WHAT THIS TASK INVOLVES: Leave out the pictures and transcribe everything else exactly.
[begin SUPPLIED DATA]
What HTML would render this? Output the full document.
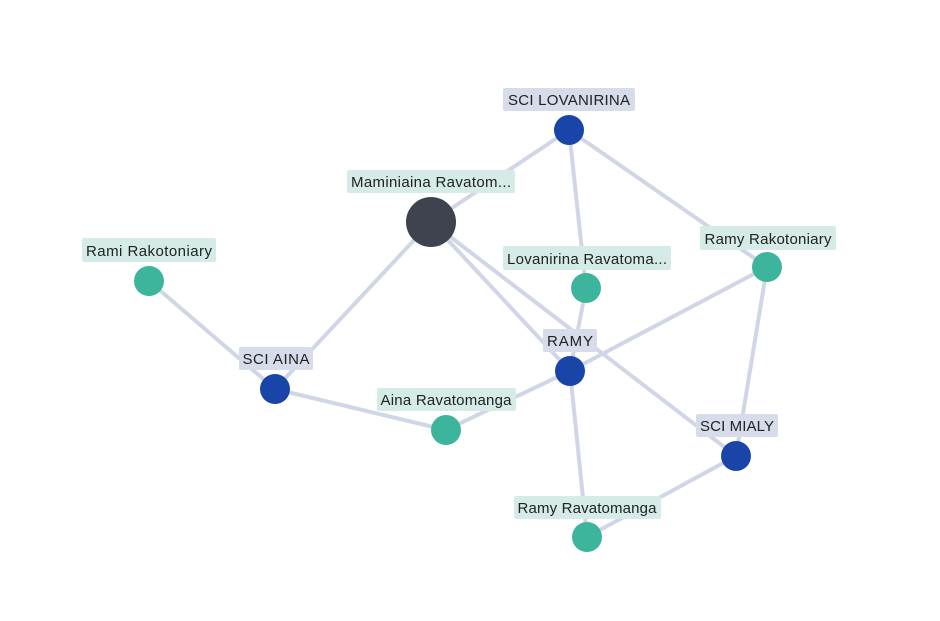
<!DOCTYPE html>
<html><head><style>body{margin:0;background:#fff}</style></head><body>
<svg width="940" height="616" xmlns="http://www.w3.org/2000/svg" font-family="Liberation Sans, sans-serif" font-size="15">
<g stroke="#d0d6e6" stroke-width="4" stroke-linecap="round">
<line x1="569" y1="130" x2="431" y2="222"/>
<line x1="569" y1="130" x2="586" y2="288"/>
<line x1="569" y1="130" x2="767" y2="267"/>
<line x1="431" y1="222" x2="275" y2="389"/>
<line x1="431" y1="222" x2="570" y2="371"/>
<line x1="431" y1="222" x2="736" y2="456"/>
<line x1="149" y1="281" x2="275" y2="389"/>
<line x1="275" y1="389" x2="446" y2="430"/>
<line x1="446" y1="430" x2="570" y2="371"/>
<line x1="570" y1="371" x2="767" y2="267"/>
<line x1="586" y1="288" x2="570" y2="371"/>
<line x1="570" y1="371" x2="587" y2="537"/>
<line x1="767" y1="267" x2="736" y2="456"/>
<line x1="736" y1="456" x2="587" y2="537"/>
</g>
<g fill="#d6dcea">
<rect x="503" y="88" width="132" height="23" rx="2"/>
<rect x="239" y="347" width="74" height="23" rx="2"/>
<rect x="543" y="329" width="54" height="23" rx="2"/>
<rect x="696" y="414" width="82" height="23" rx="2"/>
</g>
<g fill="#d5ebe7">
<rect x="347" y="170" width="168" height="23" rx="2"/>
<rect x="82" y="238" width="134" height="24" rx="2"/>
<rect x="503" y="246" width="168" height="24" rx="2"/>
<rect x="700" y="226" width="136" height="24" rx="2"/>
<rect x="377" y="388" width="139" height="23" rx="2"/>
<rect x="514" y="496" width="147" height="23" rx="2"/>
</g>
<g fill="#222" text-anchor="middle">
<text x="569" y="105" textLength="122">SCI LOVANIRINA</text>
<text x="431" y="187" textLength="160">Maminiaina Ravatom...</text>
<text x="149" y="256" textLength="126">Rami Rakotoniary</text>
<text x="587" y="264" textLength="160">Lovanirina Ravatoma...</text>
<text x="768" y="244" textLength="127">Ramy Rakotoniary</text>
<text x="570" y="346" textLength="46">RAMY</text>
<text x="276" y="364" textLength="67">SCI AINA</text>
<text x="446" y="405" textLength="131">Aina Ravatomanga</text>
<text x="737" y="431" textLength="74">SCI MIALY</text>
<text x="587" y="513" textLength="139">Ramy Ravatomanga</text>
</g>
<g fill="#1a45a8">
<circle cx="569" cy="130" r="15"/>
<circle cx="275" cy="389" r="15"/>
<circle cx="570" cy="371" r="15"/>
<circle cx="736" cy="456" r="15"/>
</g>
<circle cx="431" cy="222" r="25" fill="#3f4350"/>
<g fill="#3db59d">
<circle cx="149" cy="281" r="15"/>
<circle cx="586" cy="288" r="15"/>
<circle cx="767" cy="267" r="15"/>
<circle cx="446" cy="430" r="15"/>
<circle cx="587" cy="537" r="15"/>
</g>
</svg>
</body></html>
[end SUPPLIED DATA]
TASK OUTPUT:
What HTML would render this? Output the full document.
<!DOCTYPE html>
<html><head><style>body{margin:0;background:#fff}</style></head><body>
<svg width="940" height="616" xmlns="http://www.w3.org/2000/svg" font-family="Liberation Sans, sans-serif" font-size="15">
<g stroke="#d0d6e6" stroke-width="4" stroke-linecap="round">
<line x1="569" y1="130" x2="431" y2="222"/>
<line x1="569" y1="130" x2="586" y2="288"/>
<line x1="569" y1="130" x2="767" y2="267"/>
<line x1="431" y1="222" x2="275" y2="389"/>
<line x1="431" y1="222" x2="570" y2="371"/>
<line x1="431" y1="222" x2="736" y2="456"/>
<line x1="149" y1="281" x2="275" y2="389"/>
<line x1="275" y1="389" x2="446" y2="430"/>
<line x1="446" y1="430" x2="570" y2="371"/>
<line x1="570" y1="371" x2="767" y2="267"/>
<line x1="586" y1="288" x2="570" y2="371"/>
<line x1="570" y1="371" x2="587" y2="537"/>
<line x1="767" y1="267" x2="736" y2="456"/>
<line x1="736" y1="456" x2="587" y2="537"/>
</g>
<g fill="#d6dcea">
<rect x="503" y="88" width="132" height="23" rx="2"/>
<rect x="239" y="347" width="74" height="23" rx="2"/>
<rect x="543" y="329" width="54" height="23" rx="2"/>
<rect x="696" y="414" width="82" height="23" rx="2"/>
</g>
<g fill="#d5ebe7">
<rect x="347" y="170" width="168" height="23" rx="2"/>
<rect x="82" y="238" width="134" height="24" rx="2"/>
<rect x="503" y="246" width="168" height="24" rx="2"/>
<rect x="700" y="226" width="136" height="24" rx="2"/>
<rect x="377" y="388" width="139" height="23" rx="2"/>
<rect x="514" y="496" width="147" height="23" rx="2"/>
</g>
<g fill="#222" text-anchor="middle">
<text x="569" y="105" textLength="122">SCI LOVANIRINA</text>
<text x="431" y="187" textLength="160">Maminiaina Ravatom...</text>
<text x="149" y="256" textLength="126">Rami Rakotoniary</text>
<text x="587" y="264" textLength="160">Lovanirina Ravatoma...</text>
<text x="768" y="244" textLength="127">Ramy Rakotoniary</text>
<text x="570" y="346" textLength="46">RAMY</text>
<text x="276" y="364" textLength="67">SCI AINA</text>
<text x="446" y="405" textLength="131">Aina Ravatomanga</text>
<text x="737" y="431" textLength="74">SCI MIALY</text>
<text x="587" y="513" textLength="139">Ramy Ravatomanga</text>
</g>
<g fill="#1a45a8">
<circle cx="569" cy="130" r="15"/>
<circle cx="275" cy="389" r="15"/>
<circle cx="570" cy="371" r="15"/>
<circle cx="736" cy="456" r="15"/>
</g>
<circle cx="431" cy="222" r="25" fill="#3f4350"/>
<g fill="#3db59d">
<circle cx="149" cy="281" r="15"/>
<circle cx="586" cy="288" r="15"/>
<circle cx="767" cy="267" r="15"/>
<circle cx="446" cy="430" r="15"/>
<circle cx="587" cy="537" r="15"/>
</g>
</svg>
</body></html>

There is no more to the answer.